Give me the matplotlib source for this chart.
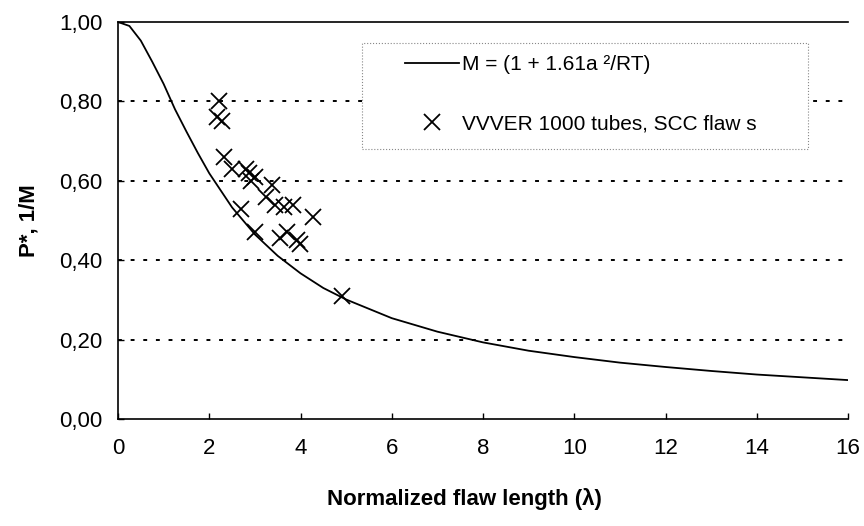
import matplotlib
matplotlib.use("Agg")
import matplotlib.pyplot as plt
from matplotlib.patches import Rectangle

plt.rcParams['font.family'] = ['Liberation Sans', 'DejaVu Sans']

# curve 1/M
lam = [0, 0.25, 0.5, 0.75, 1.0, 1.25, 1.5, 1.75, 2.0, 2.5, 3.0, 3.5, 4.0, 4.5, 5.0,
       6.0, 7.0, 8.0, 9.0, 10.0, 11.0, 12.0, 13.0, 14.0, 15.0, 16.0]
inv_m = [1.0, 0.99, 0.953, 0.90, 0.844, 0.78, 0.724, 0.67, 0.619, 0.533, 0.465, 0.411,
         0.367, 0.33, 0.301, 0.254, 0.22, 0.193, 0.172, 0.156, 0.142, 0.131, 0.121,
         0.112, 0.105, 0.098]

# VVER 1000 tube data (SCC flaws)
flaw_x = [2.22, 2.17, 2.27, 2.32, 2.5, 2.8, 2.88, 2.92, 3.0, 3.38, 3.25, 3.45, 3.63,
          3.84, 4.28, 2.7, 3.0, 3.55, 3.7, 3.92, 3.99, 4.91]
flaw_y = [0.80, 0.76, 0.75, 0.66, 0.63, 0.63, 0.62, 0.60, 0.61, 0.59, 0.56, 0.54,
          0.535, 0.54, 0.51, 0.53, 0.47, 0.455, 0.47, 0.45, 0.44, 0.31]

xticks = [0, 2, 4, 6, 8, 10, 12, 14, 16]
yticks = [0.0, 0.2, 0.4, 0.6, 0.8, 1.0]
ytick_labels = ['0,00', '0,20', '0,40', '0,60', '0,80', '1,00']

fig = plt.figure(figsize=(8.64, 5.26), dpi=100)
ax = fig.add_axes([118/864, 1-419/526, 730/864, 397/526])

ax.plot(lam, inv_m, color='black', lw=1.3, label='M = (1 + 1.61a \u00b2/RT)')
ax.plot(flaw_x, flaw_y, 'x', color='black', ms=11, mew=1.3, label='VVVER 1000 tubes, SCC flaw s')

ax.set_xlim(0, 16)
ax.set_ylim(0, 1)
ax.set_xticks(xticks)
ax.set_yticks(yticks)
ax.set_yticklabels(ytick_labels)

# dotted horizontal gridlines
for v in yticks[1:-1]:
    ax.axhline(v, color='black', lw=1.4, ls=(0, (2, 4.5)), zorder=0)

ax.spines['right'].set_visible(False)
for s in ['left', 'bottom', 'top']:
    ax.spines[s].set_linewidth(1.2)

ax.tick_params(axis='both', direction='in', length=4, width=1, labelsize=16)
ax.tick_params(axis='x', pad=14)
ax.tick_params(axis='y', pad=11)

ax.set_xlabel('Normalized flaw length (\u03bb)', fontsize=16, fontweight='bold')
ax.xaxis.set_label_coords(0.475, -0.175)
ax.set_ylabel('P*, 1/M', fontsize=16, fontweight='bold')
ax.yaxis.set_label_coords(-0.107, 0.5)

# legend box (drawn separately, thin dotted frame)
ax.add_patch(Rectangle((0.334, 0.68), 0.611, 0.267, transform=ax.transAxes,
                       fill=True, facecolor='white', edgecolor='#888888',
                       lw=0.8, ls=':', zorder=3))
leg = ax.legend(loc='upper left', bbox_to_anchor=(0.393, 0.917), fontsize=15,
                frameon=False, handlelength=2.6, labelspacing=1.95,
                borderpad=0, borderaxespad=0, handletextpad=0.15)
leg.set_zorder(4)

fig.savefig('out.png', dpi=100)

GIVEN REQUEST
Retype the whole listing exactly and leave the pictures out.

OUTPUT BELOW
Give me the matplotlib source for this chart.
import matplotlib
matplotlib.use("Agg")
import matplotlib.pyplot as plt
from matplotlib.patches import Rectangle

plt.rcParams['font.family'] = ['Liberation Sans', 'DejaVu Sans']

# curve 1/M
lam = [0, 0.25, 0.5, 0.75, 1.0, 1.25, 1.5, 1.75, 2.0, 2.5, 3.0, 3.5, 4.0, 4.5, 5.0,
       6.0, 7.0, 8.0, 9.0, 10.0, 11.0, 12.0, 13.0, 14.0, 15.0, 16.0]
inv_m = [1.0, 0.99, 0.953, 0.90, 0.844, 0.78, 0.724, 0.67, 0.619, 0.533, 0.465, 0.411,
         0.367, 0.33, 0.301, 0.254, 0.22, 0.193, 0.172, 0.156, 0.142, 0.131, 0.121,
         0.112, 0.105, 0.098]

# VVER 1000 tube data (SCC flaws)
flaw_x = [2.22, 2.17, 2.27, 2.32, 2.5, 2.8, 2.88, 2.92, 3.0, 3.38, 3.25, 3.45, 3.63,
          3.84, 4.28, 2.7, 3.0, 3.55, 3.7, 3.92, 3.99, 4.91]
flaw_y = [0.80, 0.76, 0.75, 0.66, 0.63, 0.63, 0.62, 0.60, 0.61, 0.59, 0.56, 0.54,
          0.535, 0.54, 0.51, 0.53, 0.47, 0.455, 0.47, 0.45, 0.44, 0.31]

xticks = [0, 2, 4, 6, 8, 10, 12, 14, 16]
yticks = [0.0, 0.2, 0.4, 0.6, 0.8, 1.0]
ytick_labels = ['0,00', '0,20', '0,40', '0,60', '0,80', '1,00']

fig = plt.figure(figsize=(8.64, 5.26), dpi=100)
ax = fig.add_axes([118/864, 1-419/526, 730/864, 397/526])

ax.plot(lam, inv_m, color='black', lw=1.3, label='M = (1 + 1.61a \u00b2/RT)')
ax.plot(flaw_x, flaw_y, 'x', color='black', ms=11, mew=1.3, label='VVVER 1000 tubes, SCC flaw s')

ax.set_xlim(0, 16)
ax.set_ylim(0, 1)
ax.set_xticks(xticks)
ax.set_yticks(yticks)
ax.set_yticklabels(ytick_labels)

# dotted horizontal gridlines
for v in yticks[1:-1]:
    ax.axhline(v, color='black', lw=1.4, ls=(0, (2, 4.5)), zorder=0)

ax.spines['right'].set_visible(False)
for s in ['left', 'bottom', 'top']:
    ax.spines[s].set_linewidth(1.2)

ax.tick_params(axis='both', direction='in', length=4, width=1, labelsize=16)
ax.tick_params(axis='x', pad=14)
ax.tick_params(axis='y', pad=11)

ax.set_xlabel('Normalized flaw length (\u03bb)', fontsize=16, fontweight='bold')
ax.xaxis.set_label_coords(0.475, -0.175)
ax.set_ylabel('P*, 1/M', fontsize=16, fontweight='bold')
ax.yaxis.set_label_coords(-0.107, 0.5)

# legend box (drawn separately, thin dotted frame)
ax.add_patch(Rectangle((0.334, 0.68), 0.611, 0.267, transform=ax.transAxes,
                       fill=True, facecolor='white', edgecolor='#888888',
                       lw=0.8, ls=':', zorder=3))
leg = ax.legend(loc='upper left', bbox_to_anchor=(0.393, 0.917), fontsize=15,
                frameon=False, handlelength=2.6, labelspacing=1.95,
                borderpad=0, borderaxespad=0, handletextpad=0.15)
leg.set_zorder(4)

fig.savefig('out.png', dpi=100)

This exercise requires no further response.